Among the entries below, find how many lines carry the word "this" and state only that figure.

%%

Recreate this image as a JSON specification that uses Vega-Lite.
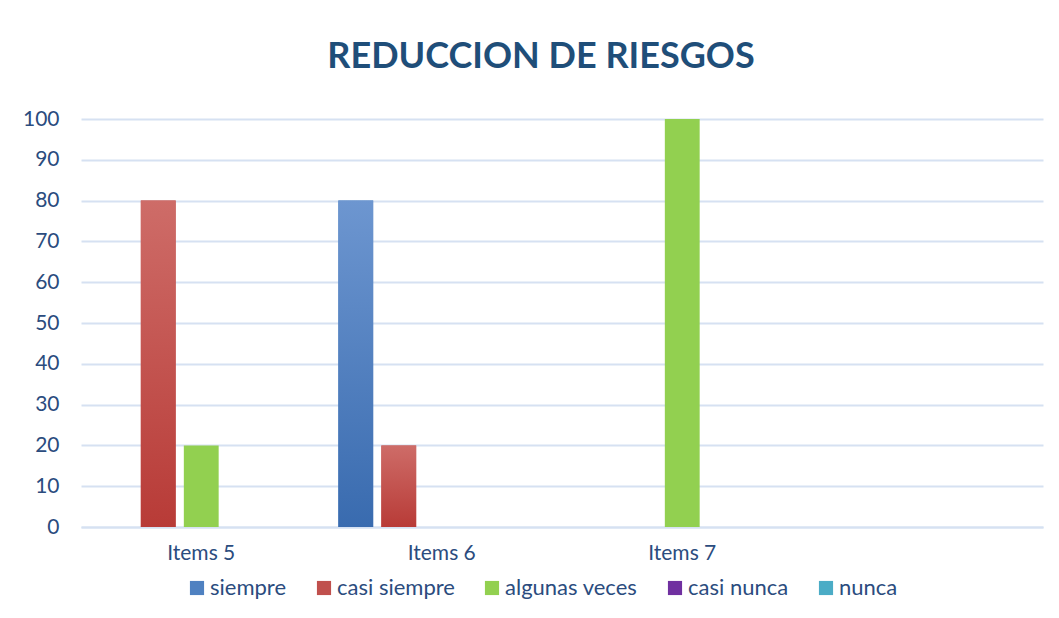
{
  "$schema": "https://vega.github.io/schema/vega-lite/v6.json",
  "width": 962,
  "height": 408,
  "padding": {"left": 22, "top": 39, "right": 17, "bottom": 21},
  "background": "white",
  "title": {
    "text": "REDUCCION DE RIESGOS",
    "font": "Lato",
    "fontSize": 36,
    "fontWeight": "bold",
    "color": "#1F4E79",
    "anchor": "middle",
    "dx": -21,
    "offset": 32
  },
  "data": {
    "values": [
      {"item": "Items 5", "serie": "casi siempre", "valor": 80},
      {"item": "Items 5", "serie": "algunas veces", "valor": 20},
      {"item": "Items 6", "serie": "siempre", "valor": 80},
      {"item": "Items 6", "serie": "casi siempre", "valor": 20},
      {"item": "Items 7", "serie": "algunas veces", "valor": 100}
    ]
  },
  "encoding": {
    "x": {
      "field": "item",
      "type": "nominal",
      "scale": {"domain": ["Items 5", "Items 6", "Items 7", " "], "paddingInner": 0.14, "paddingOuter": 0.07},
      "axis": {
        "title": null,
        "labelAngle": 0,
        "labelFont": "Lato",
        "labelFontSize": 21,
        "labelColor": "#2B4C7E",
        "labelPadding": 15,
        "ticks": false,
        "domainColor": "#D6E1F2",
        "domainWidth": 2,
        "grid": false
      }
    },
    "xOffset": {
      "field": "serie",
      "type": "nominal",
      "scale": {"domain": ["siempre", "casi siempre", "algunas veces", "casi nunca", "nunca"], "paddingInner": 0.19}
    },
    "y": {
      "field": "valor",
      "type": "quantitative",
      "scale": {"domain": [0, 100]},
      "axis": {
        "title": null,
        "values": [0, 10, 20, 30, 40, 50, 60, 70, 80, 90, 100],
        "labelFont": "Lato",
        "labelFontSize": 21,
        "labelColor": "#2B4C7E",
        "labelPadding": 22,
        "ticks": false,
        "domain": false,
        "gridColor": "#D6E1F2",
        "gridWidth": 2
      }
    }
  },
  "layer": [
    {
      "mark": {"type": "bar"},
      "encoding": {
        "color": {
          "field": "serie",
          "type": "nominal",
          "scale": {
            "domain": ["siempre", "casi siempre", "algunas veces", "casi nunca", "nunca"],
            "range": ["#4F81C1", "#C0504D", "#92D050", "#7030A0", "#4BACC6"]
          },
          "legend": {
            "title": null,
            "orient": "none",
            "legendX": 105,
            "legendY": 458,
            "direction": "horizontal",
            "symbolType": "square",
            "symbolSize": 200,
            "symbolStrokeWidth": 0,
            "labelFont": "Lato",
            "labelFontSize": 22,
            "labelColor": "#2B4C7E",
            "columnPadding": 26,
            "labelOffset": 2
          }
        }
      }
    },
    {
      "transform": [{"filter": "datum.serie === 'siempre'"}],
      "mark": {
        "type": "bar",
        "fill": {"gradient": "linear", "x1": 0, "y1": 0, "x2": 0, "y2": 1, "stops": [{"offset": 0, "color": "#6D96D0"}, {"offset": 1, "color": "#396BAF"}]}
      }
    },
    {
      "transform": [{"filter": "datum.serie === 'casi siempre'"}],
      "mark": {
        "type": "bar",
        "fill": {"gradient": "linear", "x1": 0, "y1": 0, "x2": 0, "y2": 1, "stops": [{"offset": 0, "color": "#CE6C68"}, {"offset": 1, "color": "#B83B37"}]}
      }
    }
  ],
  "config": {
    "view": {"stroke": null}
  }
}
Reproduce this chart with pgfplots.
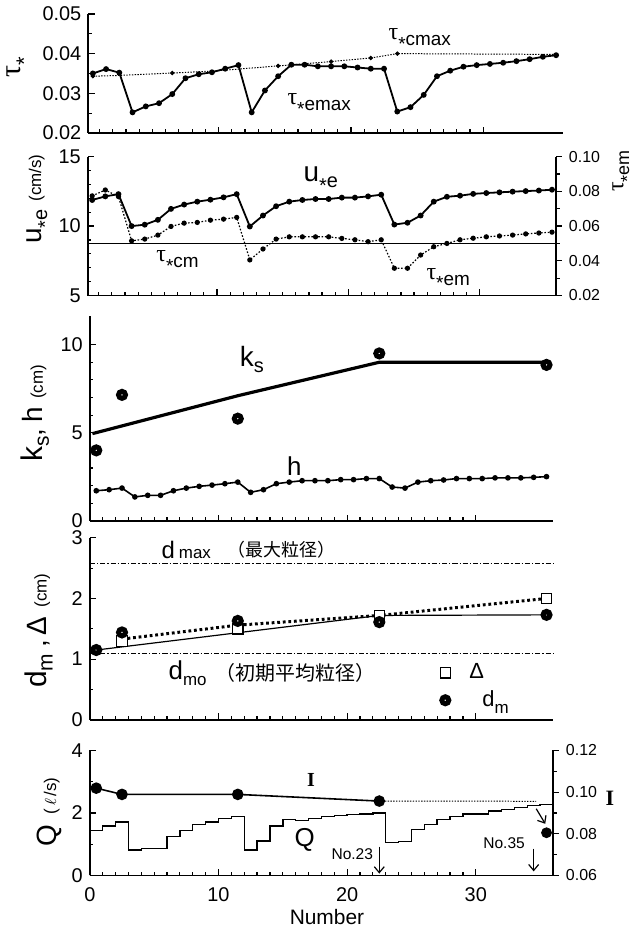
\documentclass[border=0pt]{standalone}
\usepackage{pgfplots}
\pgfplotsset{compat=1.18}
\usepackage{fontspec}
\setmainfont{Liberation Sans}
\newfontfamily\seriffont{Liberation Serif}
\newfontfamily\cjk{Noto Sans CJK JP}
\usetikzlibrary{arrows.meta}
\newcommand{\fs}[1]{\fontsize{#1}{#1}\selectfont}
\newcommand{\tauS}{{\seriffont τ}}
\newcommand{\st}{\raisebox{-0.45ex}{*}}
\newcommand{\lab}[4]{{\fs{#1}#2}\raisebox{-0.3em}{\fs{#3}#4}}

\pgfplotsset{
  twodec/.style={scaled y ticks=false, yticklabel style={/pgf/number format/fixed, /pgf/number format/fixed zerofill, /pgf/number format/precision=2}},
  base/.style={
    scale only axis, clip=false,
    axis x line*=bottom, axis y line*=left,
    xtick pos=left, ytick pos=left,
    axis line style={line width=0.85pt, -},
    tick align=inside,
    tick style={black, line width=0.6pt},
    major tick length=3.2pt, minor tick length=1.8pt,
    xtick={0,10,20,30}, minor x tick num=9,
    tick label style={font=\fs{10}},
    /pgf/number format/assume math mode=true,
    every axis y label/.style={rotate=90, anchor=center},
  },
  rax/.style={
    scale only axis, clip=false,
    axis x line=none, axis y line*=right,
    ytick pos=right,
    axis line style={line width=0.85pt, -},
    tick align=outside,
    tick style={black, line width=0.6pt},
    major tick length=3pt, minor tick length=1.8pt,
    tick label style={font=\fs{8}},
    /pgf/number format/assume math mode=true,
    twodec,
    every axis y label/.style={rotate=90, anchor=center},
  },
  sdot/.style={mark=*, mark size=1pt, mark options={solid}},
  bigo/.style={only marks, mark=o, mark size=1.75pt, mark options={line width=2.5pt, solid}},
}

\begin{document}
\begin{tikzpicture}
\path (0,0) rectangle (318.5pt,-465.5pt);

% ---------------- Panel 1 ----------------
\begin{axis}[base, at={(42.75pt,-66.75pt)}, anchor=south west,
  width=238.15pt, height=59.75pt,
  xmin=0.16, xmax=36, ymin=0.02, ymax=0.05,
  ytick={0.02,0.03,0.04,0.05}, minor y tick num=1, xticklabels={},
  twodec,
  ylabel={\lab{15}{\tauS}{11}{\st}},
  ylabel style={at={(axis description cs:-0.146,0.556)}}]
\addplot[black, line width=0.5pt, dash pattern=on 0.7pt off 0.7pt] coordinates {
(0.5,0.0343) (2.5,0.0345) (6.5,0.0351) (9.5,0.0356) (11.5,0.0361) (14.5,0.0369)
(18.5,0.0380) (21.5,0.0389) (23.5,0.0400) (35.5,0.0398)};
\addplot[black, only marks, mark=*, mark size=0.9pt] coordinates {
(0.5,0.0343) (6.5,0.0351) (14.5,0.0369) (18.5,0.0380) (21.5,0.0389) (23.5,0.0400)};
\addplot[black, line width=0.9pt, sdot] coordinates {
(0.5,0.0350) (1.5,0.0361) (2.5,0.0352) (3.5,0.0252) (4.5,0.0267) (5.5,0.0275)
(6.5,0.0298) (7.5,0.0338) (8.5,0.0348) (9.5,0.0353) (10.5,0.0362) (11.5,0.0371)
(12.5,0.0252) (13.5,0.0307) (14.5,0.0343) (15.5,0.0372) (16.5,0.0372) (17.5,0.0368)
(18.5,0.0368) (19.5,0.0368) (20.5,0.0365) (21.5,0.0362) (22.5,0.0362) (23.5,0.0254)
(24.5,0.0265) (25.5,0.0296) (26.5,0.0343) (27.5,0.0357) (28.5,0.0367) (29.5,0.0371)
(30.5,0.0374) (31.5,0.0377) (32.5,0.0381) (33.5,0.0386) (34.5,0.0392) (35.5,0.0396)};
\node at (axis cs:25.2,0.0435) {\lab{12}{\tauS}{9.5}{\st cmax}};
\node at (axis cs:17.6,0.0272) {\lab{12}{\tauS}{9.5}{\st emax}};
\end{axis}

% ---------------- Panel 2 ----------------
\begin{axis}[base, at={(42.5pt,-148.35pt)}, anchor=south west,
  width=235pt, height=69.7pt,
  xmin=0.17, xmax=35.8, ymin=5, ymax=15,
  ytick={5,10,15}, minor y tick num=4, xticklabels={},
  ylabel={\lab{14}{u}{10}{\st e}\hspace{4pt}{\fs{8.5}(cm/s)}},
  ylabel style={at={(axis description cs:-0.104,0.694)}}]
\addplot[black, line width=0.9pt, sdot] coordinates {
(0.5,11.88) (1.5,12.14) (2.5,12.30) (3.5,10.00) (4.5,10.10) (5.5,10.45)
(6.5,11.24) (7.5,11.55) (8.5,11.76) (9.5,11.90) (10.5,12.07) (11.5,12.30)
(12.5,9.97) (13.5,10.76) (14.5,11.43) (15.5,11.76) (16.5,11.88) (17.5,11.95)
(18.5,11.95) (19.5,12.05) (20.5,12.05) (21.5,12.14) (22.5,12.26) (23.5,10.11)
(24.5,10.24) (25.5,10.76) (26.5,11.76) (27.5,12.11) (28.5,12.19) (29.5,12.32)
(30.5,12.38) (31.5,12.43) (32.5,12.48) (33.5,12.52) (34.5,12.56) (35.5,12.62)};
\node at (axis cs:17.9,13.37) {\lab{14}{u}{10}{\st e}};
\node at (axis cs:7.0,7.45) {\lab{12}{\tauS}{9.5}{\st cm}};
\node at (axis cs:27.6,6.2) {\lab{12}{\tauS}{9.5}{\st em}};
\end{axis}
\begin{axis}[rax, at={(42.5pt,-148.35pt)}, anchor=south west,
  width=235pt, height=69.7pt,
  xmin=0.17, xmax=35.8, ymin=0.02, ymax=0.10,
  ytick={0.02,0.04,0.06,0.08,0.10}, minor y tick num=1,
  ylabel={\lab{12}{\tauS}{9}{\st em}},
  ylabel style={at={(axis description cs:1.143,0.895)}}]
\addplot[black, line width=0.8pt] coordinates {(0.17,0.05) (35.8,0.05)};
\addplot[black, line width=0.6pt, dash pattern=on 0.8pt off 0.9pt, sdot] coordinates {
(0.5,0.0774) (1.5,0.0808) (2.5,0.0770) (3.5,0.0515) (4.5,0.0525) (5.5,0.0548)
(6.5,0.0598) (7.5,0.0617) (8.5,0.0621) (9.5,0.0634) (10.5,0.0640) (11.5,0.0650)
(12.5,0.0405) (13.5,0.0468) (14.5,0.0525) (15.5,0.0538) (16.5,0.0538) (17.5,0.0538)
(18.5,0.0538) (19.5,0.0529) (20.5,0.0521) (21.5,0.0510) (22.5,0.0521) (23.5,0.0357)
(24.5,0.0357) (25.5,0.0433) (26.5,0.0481) (27.5,0.0500) (28.5,0.0521) (29.5,0.0530)
(30.5,0.0538) (31.5,0.0543) (32.5,0.0548) (33.5,0.0555) (34.5,0.0560) (35.5,0.0565)};
\end{axis}

% ---------------- Panel 3 ----------------
\begin{axis}[base, at={(43.5pt,-261.5pt)}, anchor=south west,
  width=232.5pt, height=102.65pt,
  xmin=0, xmax=36, ymin=0, ymax=11.6,
  ytick={0,5,10}, minor y tick num=4, xticklabels={},
  ylabel={\lab{15}{k}{10.5}{s}{\fs{14},\hspace{3pt}h}\hspace{4pt}{\fs{8.5}(cm)}},
  ylabel style={at={(axis description cs:-0.118,0.526)}}]
\addplot[black, line width=1.6pt] coordinates {(0.2,4.95) (11.5,7.1) (22.5,9.0) (35.5,9.0)};
\addplot[black, bigo] coordinates {(0.5,4.0) (2.5,7.15) (11.5,5.8) (22.5,9.5) (35.5,8.85)};
\addplot[black, line width=0.8pt, sdot] coordinates {
(0.5,1.71) (1.5,1.77) (2.5,1.86) (3.5,1.36) (4.5,1.45) (5.5,1.45)
(6.5,1.71) (7.5,1.86) (8.5,1.96) (9.5,2.03) (10.5,2.11) (11.5,2.20)
(12.5,1.62) (13.5,1.77) (14.5,2.11) (15.5,2.20) (16.5,2.28) (17.5,2.28)
(18.5,2.28) (19.5,2.34) (20.5,2.34) (21.5,2.40) (22.5,2.40) (23.5,1.92)
(24.5,1.86) (25.5,2.20) (26.5,2.28) (27.5,2.32) (28.5,2.40) (29.5,2.40)
(30.5,2.40) (31.5,2.44) (32.5,2.44) (33.5,2.44) (34.5,2.47) (35.5,2.51)};
\node at (axis cs:12.6,9.15) {\lab{14}{k}{10}{s}};
\node at (axis cs:15.9,3.1) {\fs{13}h};
\end{axis}

% ---------------- Panel 4 ----------------
\begin{axis}[base, at={(43.5pt,-361.35pt)}, anchor=south west,
  width=232.5pt, height=91.35pt,
  xmin=0, xmax=36, ymin=0, ymax=3,
  ytick={0,1,2,3}, minor y tick num=1, xticklabels={},
  ylabel={\lab{15}{d}{10.5}{m}{\fs{14}\hspace{3pt},\hspace{2pt}Δ}\hspace{5pt}{\fs{8.5}(cm)}},
  ylabel style={at={(axis description cs:-0.11,0.49)}},
  legend style={at={(axis cs:27.2,0.995)}, anchor=north west, draw=none, fill=none,
    font=\fs{11}, row sep=0.5pt, inner sep=0pt},
  legend cell align=left]
\addplot[black, line width=0.5pt, dash pattern=on 2.6pt off 1pt on 0.6pt off 1pt, forget plot]
  coordinates {(0,2.57) (36,2.57)};
\addplot[black, line width=0.5pt, dash pattern=on 2.6pt off 1pt on 0.6pt off 1pt, forget plot]
  coordinates {(0,1.10) (36,1.10)};
\addplot[black, line width=0.6pt, forget plot] coordinates {(0.5,1.15) (22.5,1.72) (35.5,1.73)};
\addplot[black, line width=1.5pt, dash pattern=on 1.4pt off 1.4pt, forget plot]
  coordinates {(2.5,1.33) (11.5,1.56) (22.5,1.72) (35.5,2.0)};
\addplot[black, only marks, mark=square*, mark size=2.6pt,
  mark options={fill=white, draw=black, line width=0.6pt}, forget plot]
  coordinates {(2.5,1.30) (11.5,1.50) (22.5,1.72) (35.5,2.0)};
\addplot[black, bigo, forget plot] coordinates {(0.5,1.15) (2.5,1.44) (11.5,1.63) (22.5,1.61) (35.5,1.73)};
\addlegendimage{only marks, mark=square*, mark size=2.6pt, mark options={fill=white, draw=black, line width=0.6pt}}
\addlegendentry{\hspace{7.5pt}Δ}
\addlegendimage{black, bigo}
\addlegendentry{\hspace{14pt}d\raisebox{-0.3em}{\fs{8.5}m}}
\node at (axis cs:7.5,2.80) {{\fs{12}d}\hspace{2pt}{\fs{8.5}max}};
\node at (axis cs:14.9,2.80) {\cjk\fs{9}（最大粒径）};
\node at (axis cs:7.6,0.76) {\lab{13}{d}{8.5}{mo}};
\node at (axis cs:16.0,0.78) {\cjk\fs{10}（初期平均粒径）};
\end{axis}

% ---------------- Panel 5 ----------------
\begin{axis}[base, at={(43.5pt,-439.5pt)}, anchor=south west,
  width=232.5pt, height=62.75pt,
  xmin=0, xmax=36, ymin=0, ymax=4,
  ytick={0,2,4}, minor y tick num=1,
  xticklabel style={font=\fs{10}, yshift=-2.5pt},
  xlabel={Number}, xlabel style={at={(axis description cs:0.512,-0.33)}, anchor=center, font=\fs{10.5}},
  ylabel={{\fs{14}Q}\hspace{5pt}{\fs{8.5}(\,$\ell$\,/s)}},
  ylabel style={at={(axis description cs:-0.088,0.51)}}]
\addplot[black, line width=0.7pt, const plot] coordinates {
(0,1.43) (1,1.58) (2,1.71) (3,0.81) (4,0.87) (5,0.87) (6,1.24) (7,1.43) (8,1.64)
(9,1.71) (10,1.82) (11,1.88) (12,0.81) (13,1.10) (14,1.58) (15,1.80) (16,1.75)
(17,1.83) (18,1.88) (19,1.92) (20,1.95) (21,1.97) (22,2.00) (23,1.05) (24,1.08)
(25,1.47) (26,1.64) (27,1.80) (28,1.89) (29,1.97) (30,1.97) (31,2.06) (32,2.12)
(33,2.17) (34,2.24) (35,2.27) (36,2.27)};
\node at (axis cs:16.7,1.15) {\fs{13}Q};
\node at (axis cs:17.2,3.06) {\seriffont\bfseries\fs{10}I};
\node at (axis cs:20.4,0.67) {\fs{7.8}No.23};
\node at (axis cs:32.2,1.02) {\fs{7.8}No.35};
\draw[black, line width=0.6pt, -{Straight Barb[length=3pt,width=5pt]}] (axis cs:22.5,0.92) -- (axis cs:22.5,0.06);
\draw[black, line width=0.6pt, -{Straight Barb[length=3pt,width=5pt]}] (axis cs:34.5,0.86) -- (axis cs:34.5,0.13);
\end{axis}
\begin{axis}[rax, at={(43.5pt,-439.5pt)}, anchor=south west,
  width=232.5pt, height=62.75pt,
  xmin=0, xmax=36, ymin=0.06, ymax=0.12,
  ytick={0.06,0.08,0.10,0.12}, minor y tick num=1,
  ylabel={\seriffont\bfseries\fs{11}I}, ylabel style={rotate=-90, at={(axis description cs:1.123,0.614)}}]
\addplot[black, line width=0.8pt, mark=*, mark size=2.5pt] coordinates {
(0.5,0.1019) (2.5,0.0989) (11.5,0.0989) (22.5,0.0957)};
\addplot[black, line width=0.5pt, dash pattern=on 0.7pt off 0.7pt] coordinates {(22.5,0.0957) (34.7,0.0956)};
\addplot[black, only marks, mark=*, mark size=2.5pt] coordinates {(35.5,0.0805)};
\draw[black, line width=0.6pt, -{Straight Barb[length=3pt,width=5pt]}] (axis cs:34.7,0.0920) -- (axis cs:35.4,0.0848);
\end{axis}
\end{tikzpicture}
\end{document}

%%

*Exercise response*
2